> Raw data:
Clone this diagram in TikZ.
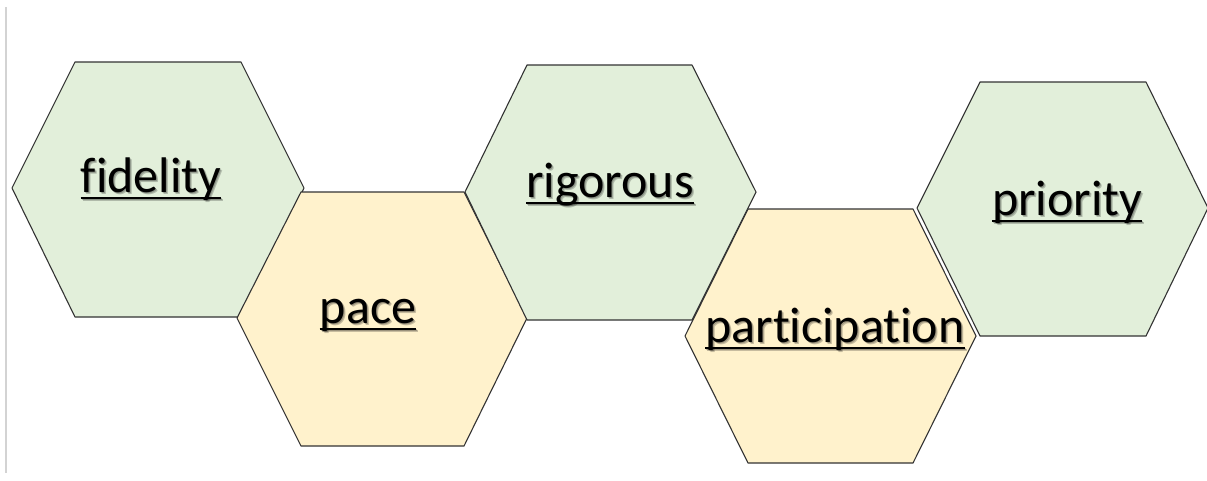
\documentclass[tikz,border=0pt]{standalone}
\usepackage{fontspec}
\newfontfamily\wordfont[Ligatures={NoCommon}]{Carlito}
\definecolor{hexgreen}{HTML}{E2EFDA}
\definecolor{hexyellow}{HTML}{FFF2CC}
\definecolor{edgegray}{HTML}{333333}
\definecolor{railgray}{HTML}{D3D3D3}
\tikzset{
  hexgreen/.style={fill=hexgreen, draw=edgegray, line width=1.1pt, line join=round},
  hexyellow/.style={fill=hexyellow, draw=edgegray, line width=1.1pt, line join=round},
  lbl/.style={font=\wordfont\fontsize{50}{56}\selectfont, inner sep=0pt, anchor=base, text=black},
  lblshade/.style={lbl, text=black, opacity=0.22},
  uline/.style={line width=2.4pt, draw=black},
  ulineshade/.style={line width=2.4pt, draw=black, opacity=0.22}
}
% underlined word with a soft drop shadow; #1 name, #2 x, #3 baseline y, #4 text
\newcommand\hexword[4]{%
  \node[lblshade] (#1s) at (#2+2,#3+2) {#4};
  \draw[ulineshade] ([yshift=-6pt]#1s.base west) -- ([yshift=-6pt]#1s.base east);
  \node[lblshade] (#1t) at (#2+1,#3+1) {#4};
  \draw[ulineshade] ([yshift=-6pt]#1t.base west) -- ([yshift=-6pt]#1t.base east);
  \node[lbl] (#1) at (#2,#3) {#4};
  \draw[uline] ([yshift=-6pt]#1.base west) -- ([yshift=-6pt]#1.base east);
}
\begin{document}
\begin{tikzpicture}[x=1pt, y=-1pt]
  \useasboundingbox (0,0) rectangle (1207,480);
  \fill[white] (0,0) rectangle (1207,480);
  % thin rail on the left
  \draw[railgray, line width=2.2pt] (6,7) -- (6,473);

  % hexagons
  \draw[hexgreen]  (12,188) -- (75,62) -- (241,62) -- (304,188) -- (241,317) -- (75,317) -- cycle;
  \draw[hexyellow] (237,318) -- (301,192) -- (464,192) -- (527,318) -- (464,446) -- (301,446) -- cycle;
  \draw[hexgreen]  (465,192) -- (527,65) -- (692,65) -- (756,192) -- (692,320) -- (527,320) -- cycle;
  \draw[hexyellow] (685,336) -- (748,209) -- (913,209) -- (976,336) -- (913,463) -- (748,463) -- cycle;
  \draw[hexgreen]  (917,208) -- (980,82) -- (1146,82) -- (1208,208) -- (1146,336) -- (980,336) -- cycle;

  % words
  \hexword{fidelity}{151}{192}{fidelity}
  \hexword{pace}{368}{323}{pace}
  \hexword{rigorous}{610}{197}{rigorous}
  \hexword{participation}{835}{342}{participation}
  \hexword{priority}{1067}{215}{priority}
\end{tikzpicture}
\end{document}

> Task details:
Skipping the pictures, transcribe each line above exactly as it appears.

> Solution to the problem:
Clone this diagram in TikZ.
\documentclass[tikz,border=0pt]{standalone}
\usepackage{fontspec}
\newfontfamily\wordfont[Ligatures={NoCommon}]{Carlito}
\definecolor{hexgreen}{HTML}{E2EFDA}
\definecolor{hexyellow}{HTML}{FFF2CC}
\definecolor{edgegray}{HTML}{333333}
\definecolor{railgray}{HTML}{D3D3D3}
\tikzset{
  hexgreen/.style={fill=hexgreen, draw=edgegray, line width=1.1pt, line join=round},
  hexyellow/.style={fill=hexyellow, draw=edgegray, line width=1.1pt, line join=round},
  lbl/.style={font=\wordfont\fontsize{50}{56}\selectfont, inner sep=0pt, anchor=base, text=black},
  lblshade/.style={lbl, text=black, opacity=0.22},
  uline/.style={line width=2.4pt, draw=black},
  ulineshade/.style={line width=2.4pt, draw=black, opacity=0.22}
}
% underlined word with a soft drop shadow; #1 name, #2 x, #3 baseline y, #4 text
\newcommand\hexword[4]{%
  \node[lblshade] (#1s) at (#2+2,#3+2) {#4};
  \draw[ulineshade] ([yshift=-6pt]#1s.base west) -- ([yshift=-6pt]#1s.base east);
  \node[lblshade] (#1t) at (#2+1,#3+1) {#4};
  \draw[ulineshade] ([yshift=-6pt]#1t.base west) -- ([yshift=-6pt]#1t.base east);
  \node[lbl] (#1) at (#2,#3) {#4};
  \draw[uline] ([yshift=-6pt]#1.base west) -- ([yshift=-6pt]#1.base east);
}
\begin{document}
\begin{tikzpicture}[x=1pt, y=-1pt]
  \useasboundingbox (0,0) rectangle (1207,480);
  \fill[white] (0,0) rectangle (1207,480);
  % thin rail on the left
  \draw[railgray, line width=2.2pt] (6,7) -- (6,473);

  % hexagons
  \draw[hexgreen]  (12,188) -- (75,62) -- (241,62) -- (304,188) -- (241,317) -- (75,317) -- cycle;
  \draw[hexyellow] (237,318) -- (301,192) -- (464,192) -- (527,318) -- (464,446) -- (301,446) -- cycle;
  \draw[hexgreen]  (465,192) -- (527,65) -- (692,65) -- (756,192) -- (692,320) -- (527,320) -- cycle;
  \draw[hexyellow] (685,336) -- (748,209) -- (913,209) -- (976,336) -- (913,463) -- (748,463) -- cycle;
  \draw[hexgreen]  (917,208) -- (980,82) -- (1146,82) -- (1208,208) -- (1146,336) -- (980,336) -- cycle;

  % words
  \hexword{fidelity}{151}{192}{fidelity}
  \hexword{pace}{368}{323}{pace}
  \hexword{rigorous}{610}{197}{rigorous}
  \hexword{participation}{835}{342}{participation}
  \hexword{priority}{1067}{215}{priority}
\end{tikzpicture}
\end{document}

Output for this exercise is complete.